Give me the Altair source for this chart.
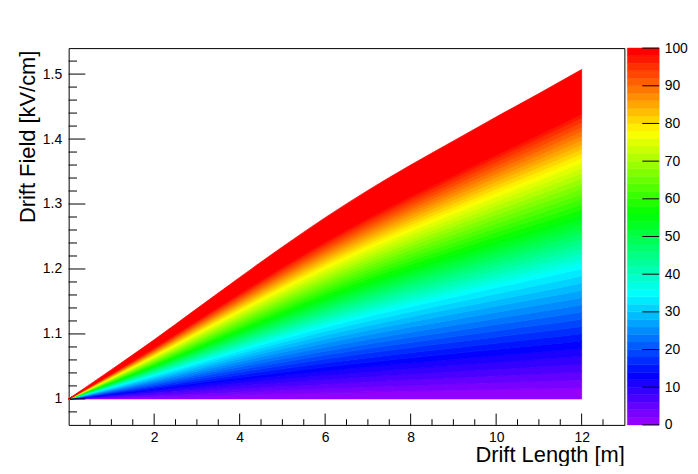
import colorsys
import numpy as np
import pandas as pd
import altair as alt

# ---- values ----
X_POS = [0, 1, 2, 3, 4, 5, 6, 7, 8, 9, 10, 11, 12]                 # drift length [m]
TOP_FIELD = [1.0, 1.045, 1.091, 1.139, 1.187, 1.234, 1.279, 1.321,
             1.360, 1.397, 1.434, 1.470, 1.507]                       # upper edge of the filled region [kV/cm]
BOTTOM_FIELD = 1.0                                                    # lower edge of the filled region
Z_ANCHOR = [0, 13, 34, 56, 77, 96, 100]                               # colour-scale value
FRAC_ANCHOR = [0.01, 0.165, 0.395, 0.56, 0.724, 0.853, 0.875]         # relative height of that contour

X_LABELS = [2, 4, 6, 8, 10, 12]
X_MINOR = [0.5, 1, 1.5, 2.5, 3, 3.5, 4.5, 5, 5.5, 6.5, 7, 7.5, 8.5, 9, 9.5,
           10.5, 11, 11.5, 12.5]
Y_LABELS = [1.0, 1.1, 1.2, 1.3, 1.4, 1.5]
Y_MINOR = [0.98, 1.02, 1.04, 1.06, 1.08, 1.12, 1.14, 1.16, 1.18, 1.22, 1.24,
           1.26, 1.28, 1.32, 1.34, 1.36, 1.38, 1.42, 1.44, 1.46, 1.48, 1.52]
Z_LABELS = [0, 10, 20, 30, 40, 50, 60, 70, 80, 90, 100]
N_BANDS = 50

# ---- ROOT "pretty" palette (50 colours violet -> red) ----
PALETTE = []
for i in range(N_BANDS):
    h = 280 - (i + 1) * 280 / N_BANDS
    r, g, b = colorsys.hls_to_rgb(h / 360.0, 0.5, 1.0)
    PALETTE.append('#%02x%02x%02x' % (round(r * 255), round(g * 255), round(b * 255)))

# ---- tables ----
rows = []
for k in range(N_BANDS):
    f_lo = 0.0 if k == 0 else float(np.interp(2 * k, Z_ANCHOR, FRAC_ANCHOR))
    f_hi = 1.0 if k == N_BANDS - 1 else float(np.interp(2 * k + 2, Z_ANCHOR, FRAC_ANCHOR))
    for x, t in zip(X_POS, TOP_FIELD):
        rows.append(dict(band=k, x=x,
                         y_lo=BOTTOM_FIELD + (t - BOTTOM_FIELD) * f_lo,
                         y_hi=BOTTOM_FIELD + (t - BOTTOM_FIELD) * f_hi))
df = pd.DataFrame(rows)
df_bar = pd.DataFrame({'band': list(range(N_BANDS)),
                       'z0': [100 * k / N_BANDS for k in range(N_BANDS)],
                       'z1': [100 * (k + 1) / N_BANDS for k in range(N_BANDS)]})

W, H = 559, 379
FONT = 'Liberation Sans'

x_scale = alt.Scale(domain=[0, 13], nice=False, zero=False)
y_scale = alt.Scale(domain=[0.96, 1.54], nice=False, zero=False)
z_scale = alt.Scale(domain=[0, 100], nice=False, zero=False)
col_scale = alt.Scale(domain=list(range(N_BANDS)), range=PALETTE)

x_axis = alt.Axis(values=X_LABELS, ticks=False, domain=False, grid=False,
                  labelFontSize=14, labelPadding=6,
                  title='Drift Length [m]', titleFontSize=22, titleFontWeight='normal',
                  titleAlign='right', titleAnchor='end', titleX=W, titleY=37,
                  titleBaseline='alphabetic')
y_axis = alt.Axis(values=Y_LABELS, format='.2~f', ticks=False, domain=False, grid=False,
                  labelFontSize=14, labelPadding=7,
                  title='Drift Field [kV/cm]', titleFontSize=22, titleFontWeight='normal',
                  titleAngle=270, titleAlign='right', titleBaseline='alphabetic',
                  titleX=-34, titleY=2)
z_axis = alt.Axis(orient='right', offset=35, values=Z_LABELS, ticks=False, domain=False,
                  grid=False, labelFontSize=14, labelPadding=5, title=None)

area = alt.Chart(df).mark_area(interpolate='monotone', strokeWidth=0.8).encode(
    x=alt.X('x:Q', scale=x_scale, axis=x_axis),
    y=alt.Y('y_lo:Q', scale=y_scale, axis=y_axis),
    y2='y_hi:Q',
    fill=alt.Fill('band:O', scale=col_scale, legend=None),
    stroke=alt.Stroke('band:O', scale=col_scale, legend=None),
)

xmaj = alt.Chart(pd.DataFrame({'x': X_LABELS})).mark_rule(color='black').encode(
    x=alt.X('x:Q', scale=x_scale, axis=x_axis), y=alt.value(H), y2=alt.value(H - 11.4))
xmin = alt.Chart(pd.DataFrame({'x': X_MINOR})).mark_rule(color='black').encode(
    x=alt.X('x:Q', scale=x_scale, axis=x_axis), y=alt.value(H), y2=alt.value(H - 5.7))
ymaj = alt.Chart(pd.DataFrame({'y': Y_LABELS})).mark_rule(color='black').encode(
    y=alt.Y('y:Q', scale=y_scale, axis=y_axis), x=alt.value(0), x2=alt.value(16.8))
ymin = alt.Chart(pd.DataFrame({'y': Y_MINOR})).mark_rule(color='black').encode(
    y=alt.Y('y:Q', scale=y_scale, axis=y_axis), x=alt.value(0), x2=alt.value(8.4))

main = alt.layer(area, xmaj, xmin, ymaj, ymin)

bar = alt.Chart(df_bar).mark_rect(strokeWidth=0.5).encode(
    y=alt.Y('z0:Q', scale=z_scale, axis=z_axis),
    y2='z1:Q',
    x=alt.value(W + 3), x2=alt.value(W + 35),
    fill=alt.Fill('band:O', scale=col_scale, legend=None),
    stroke=alt.Stroke('band:O', scale=col_scale, legend=None),
)
bar_ticks = alt.Chart(pd.DataFrame({'z0': Z_LABELS})).mark_rule(color='black').encode(
    y=alt.Y('z0:Q', scale=z_scale, axis=z_axis),
    x=alt.value(W + 18), x2=alt.value(W + 35))
cbar = alt.layer(bar, bar_ticks)

chart = alt.layer(main, cbar).resolve_scale(y='independent').properties(
    width=W, height=H,
    background='white',
    autosize=alt.AutoSizeParams(type='none'),
    padding={'left': 61, 'top': 39, 'right': 66, 'bottom': 40},
).configure_view(stroke='black', strokeWidth=1).configure_axis(
    labelFont=FONT, titleFont=FONT, labelColor='black', titleColor='black'
)

chart.save('out.html', embed_options={'renderer': 'svg', 'actions': False})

+++

**Exercise goal:** Print the data above verbatim from the first line through the line holding "FRAC_ANCHOR = [0.01, 0.165, 0.395, 0.56, 0.724, 0.853, 0.875]", leaving every picture out.

**Finished exercise:**
Give me the Altair source for this chart.
import colorsys
import numpy as np
import pandas as pd
import altair as alt

# ---- values ----
X_POS = [0, 1, 2, 3, 4, 5, 6, 7, 8, 9, 10, 11, 12]                 # drift length [m]
TOP_FIELD = [1.0, 1.045, 1.091, 1.139, 1.187, 1.234, 1.279, 1.321,
             1.360, 1.397, 1.434, 1.470, 1.507]                       # upper edge of the filled region [kV/cm]
BOTTOM_FIELD = 1.0                                                    # lower edge of the filled region
Z_ANCHOR = [0, 13, 34, 56, 77, 96, 100]                               # colour-scale value
FRAC_ANCHOR = [0.01, 0.165, 0.395, 0.56, 0.724, 0.853, 0.875]         # relative height of that contour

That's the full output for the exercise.